At this point, I should simply like to sum up my approach.

I have been concerned with substance, not with theories. We are professional, experienced and practical.

Our action between Headquarters, Regional Offices and Country Offices is coherent and complementary.

We are deeply involved daily in urgent, up-to-date relevant action, especially in the field.

We pay attention to detail, but we can also have vision and think of the future. We have proved it by proposing to you the five point plan for food security in our proposal on EEZ. We do not hesitate to come forward with initiatives when timely and practical.

Thus, we are looking ahead to the follow-up of the World Conference on Agrarian Reform and the new International Development Strategy.

If anybody is making a really major, central contribution in policy and practical terms to achievement of the goals of the New International Economic Order, it is FAO.

That is why I think that what I am proposing is modest, but deserving of support, and why I hope and expect to get consensus if not unanimity on it.

There are, of course, a number of other items on your Agenda, not the least of which is that dealing with preparations for the Twentieth Session of the Conference. It will also be noted that you have before you an application for membership by the Independent State of Western Samoa, which you have already dealt with.

In conclusion, Mr Chairman, I should like to say that the situation facing this Council and the Conference is as grave as any that has faced you in the past. The facts placed before you under the items on your Agenda dealing with the World Food Situation and World Food Security and Food Aid Policies delineate this.

The number of severely under-nourished people in the developing world will soon approach the half-billion mark. I would also like to quote the figures put by my colleague President Maonamara, according to which there are still one billion people living in poverty and their annual income has increased by only $2 per year in real terms between 1965 and 1975. Gross average income was $100 in 1965, in 1975 it is $150. $2 a year for one billion people! Virtually all other indicators of the world food situation are discouraging. Millions of people find themselves caught in a poverty trap, not of their own making and out of their control. Their poverty is so extreme they have no choice but to be victims.

Yet we have it in our power and our capacity to decide on and apply the necessary policies to improve the world food situation, to rescue millions from near-starvation and gross under-nourishment.

In the not-so-distant past, considerable doubt was placed by many on the capacity of the UN System to attack such problems.

I believe that today there is virtually no-one known to and respected by this Council who would maintain that FAO lacks the correct policies, strategies, priorities and capabilities to attack the world food problem.
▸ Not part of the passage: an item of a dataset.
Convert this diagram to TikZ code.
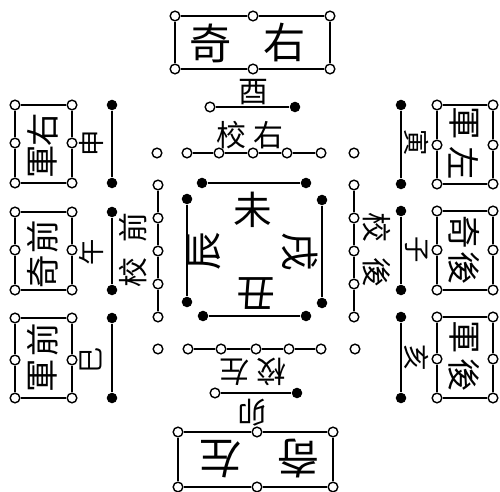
\documentclass[tikz,border=0pt]{standalone}
\usepackage{fontspec}
\newfontfamily\cjk{Noto Sans CJK TC}
\usetikzlibrary{positioning}
\newcommand{\chsize}[1]{\cjk\fontsize{#1}{#1}\selectfont}

\begin{document}
\begin{tikzpicture}[
  x=0.02cm, y=-0.02cm,
  odot/.style={circle, draw, fill=white, line width=0.8pt, inner sep=0pt, minimum size=5.5pt},
  fdot/.style={circle, fill=black, inner sep=0pt, minimum size=6pt},
  bar/.style={line width=1.1pt},
  big/.style={font=\chsize{24}, inner sep=0pt},
  inner/.style={font=\chsize{22}, inner sep=0pt},
  mid/.style={font=\chsize{19}, inner sep=0pt},
  tag/.style={font=\chsize{17}, inner sep=0pt},
  small/.style={font=\chsize{15}, inner sep=0pt},
]
\useasboundingbox (0,0) rectangle (500,492);

% ------------------------------------------------------------ top
\foreach \x/\n in {175/l,253/c,330/r} {
  \node[odot] (T\n1) at (\x,16) {};
  \node[odot] (T\n2) at (\x,69) {};
}
\draw[bar] (Tl1) -- (Tc1) -- (Tr1) -- (Tr2) -- (Tc2) -- (Tl2) -- (Tl1);
\node[big] (Tqi) at (211,43) {奇};
\node[big] (Tyou) at (285,43) {右};

\node[tag] (you) at (253,92) {酉};
\node[odot] (ya) at (210,107) {};
\node[fdot] (yb) at (295,107) {};
\draw[bar] (ya) -- (yb);
\node[tag] (xiaoR) at (250,135) {校\hspace{4pt}右};

% ------------------------------------------------------------ bottom
\foreach \x/\n in {178/l,257/c,333/r} {
  \node[odot] (B\n1) at (\x,432) {};
  \node[odot] (B\n2) at (\x,487) {};
}
\draw[bar] (Bl1) -- (Bc1) -- (Br1) -- (Br2) -- (Bc2) -- (Bl2) -- (Bl1);
\node[big, rotate=180] (Bzuo) at (220,459) {左};
\node[big, rotate=180] (Bqi) at (298,459) {奇};

\node[tag, rotate=180] (mao) at (253,413) {卯};
\node[odot] (ma) at (215,393) {};
\node[fdot] (mb) at (297,393) {};
\draw[bar] (ma) -- (mb);
\node[tag, rotate=180] (xiaoL) at (253,372) {校\hspace{4pt}左};

% ------------------------------------------------------------ rows of open circles
\foreach \x [count=\i] in {187,219,253,287,321} {
  \node[odot] (N\i) at (\x,153) {};
}
\foreach \x [count=\i] in {188,221,256,289,321} {
  \node[odot] (S\i) at (\x,349) {};
}
\foreach \y [count=\i] in {185,218,251,284,317} {
  \node[odot] (W\i) at (158,\y) {};
  \node[odot] (E\i) at (354,\y) {};
}
\draw[bar] (N1) -- (N2) -- (N3) -- (N4) -- (N5);
\draw[bar] (S1) -- (S2) -- (S3) -- (S4) -- (S5);
\draw[bar] (W1) -- (W2) -- (W3) -- (W4) -- (W5);
\draw[bar] (E1) -- (E2) -- (E3) -- (E4) -- (E5);
\node[odot] (cNW) at (157,153) {};
\node[odot] (cNE) at (354,153) {};
\node[odot] (cSW) at (158,349) {};
\node[odot] (cSE) at (355,349) {};

\node[tag, rotate=90] (xiaoQ) at (133,250) {校\hspace{9pt}前};
\node[tag, rotate=-90] (xiaoH) at (377,250) {校\hspace{9pt}後};

% ------------------------------------------------------------ inner square
\node[fdot] (qa) at (202,183) {};
\node[fdot] (qb) at (306,183) {};
\node[fdot] (qc) at (187,199) {};
\node[fdot] (qd) at (187,302) {};
\node[fdot] (qe) at (322,200) {};
\node[fdot] (qf) at (322,303) {};
\node[fdot] (qg) at (203,316) {};
\node[fdot] (qh) at (306,316) {};
\draw[bar] (qa) -- (qb);
\draw[bar] (qc) -- (qd);
\draw[bar] (qe) -- (qf);
\draw[bar] (qg) -- (qh);
\node[inner] (wei) at (253,210) {未};
\node[inner, rotate=90] (chen) at (204,251) {辰};
\node[inner, rotate=-90] (xu) at (300,252) {戌};
\node[inner, rotate=180] (chou) at (256,294) {丑};

% ------------------------------------------------------------ left boxes
\foreach \i/\ya/\yb/\yc/\ta/\tb/\ca/\cb/\lab/\ly in {
    1/105/143/183/130/162/右/軍/申/143,
    2/212/250/290/237/272/前/奇/午/252,
    3/318/360/398/340/376/前/軍/巳/360} {
  \node[odot] (L\i-1) at (15,\ya) {};
  \node[odot] (L\i-2) at (15,\yb) {};
  \node[odot] (L\i-3) at (15,\yc) {};
  \node[odot] (L\i-4) at (72,\ya) {};
  \node[odot] (L\i-5) at (72,\yb) {};
  \node[odot] (L\i-6) at (72,\yc) {};
  \draw[bar] (L\i-1) -- (L\i-2) -- (L\i-3) -- (L\i-6) -- (L\i-5) -- (L\i-4) -- (L\i-1);
  \node[mid, rotate=90] (L\i-t) at (43,\ta) {\ca};
  \node[mid, rotate=90] (L\i-b) at (43,\tb) {\cb};
  \node[small, rotate=90] (L\i-z) at (91,\ly) {\lab};
  \node[fdot] (L\i-p) at (112,\ya) {};
  \node[fdot] (L\i-q) at (112,\yc) {};
  \draw[bar] (L\i-p) -- (L\i-q);
}

% ------------------------------------------------------------ right boxes
\foreach \i/\ya/\yb/\yc/\ta/\tb/\ca/\cb/\lab/\ly in {
    1/105/145/184/123/163/軍/左/寅/143,
    2/211/250/290/232/268/奇/後/子/250,
    3/317/359/398/337/375/軍/後/亥/358} {
  \node[odot] (R\i-1) at (437,\ya) {};
  \node[odot] (R\i-2) at (437,\yb) {};
  \node[odot] (R\i-3) at (437,\yc) {};
  \node[odot] (R\i-4) at (493,\ya) {};
  \node[odot] (R\i-5) at (493,\yb) {};
  \node[odot] (R\i-6) at (493,\yc) {};
  \draw[bar] (R\i-1) -- (R\i-2) -- (R\i-3) -- (R\i-6) -- (R\i-5) -- (R\i-4) -- (R\i-1);
  \node[mid, rotate=-90] (R\i-t) at (464,\ta) {\ca};
  \node[mid, rotate=-90] (R\i-b) at (464,\tb) {\cb};
  \node[small, rotate=-90] (R\i-z) at (417,\ly) {\lab};
  \node[fdot] (R\i-p) at (401,\ya) {};
  \node[fdot] (R\i-q) at (401,\yc) {};
  \draw[bar] (R\i-p) -- (R\i-q);
}

\end{tikzpicture}
\end{document}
In this connection, I take comfort from what Mr. Brzezinski, the National Security Adviser to President Carter, said recently in New York about the aims of the United States. He said it was seeking "a world community built not on the domination of a single sector, a single culture or a single ideology, but a community which draws on global diversity as the basis for strength in a pluralistic and increasingly just global order".

In another remarkable speech made by the President of Tanzania in Arusha in February, President Nyerere made the point that the developing countries should not consider that the only choice for them is between dialogue and confrontation with the rich; that the fact that the kind of dialogue which had been conducted so far had as yet brought no fundamental changes in the world economic order was not to say that the dialogue had been useless. He went on to say that there were now groups of people in the industrialized world which had realized that the present inequity could not be allowed to continue and that planned change was necessary in their own interests as well as those of the developing countries.

It is in the spirit of such statements, Mr. Chairman, that we must go on with our work and strive to achieve a successful Council and Conference.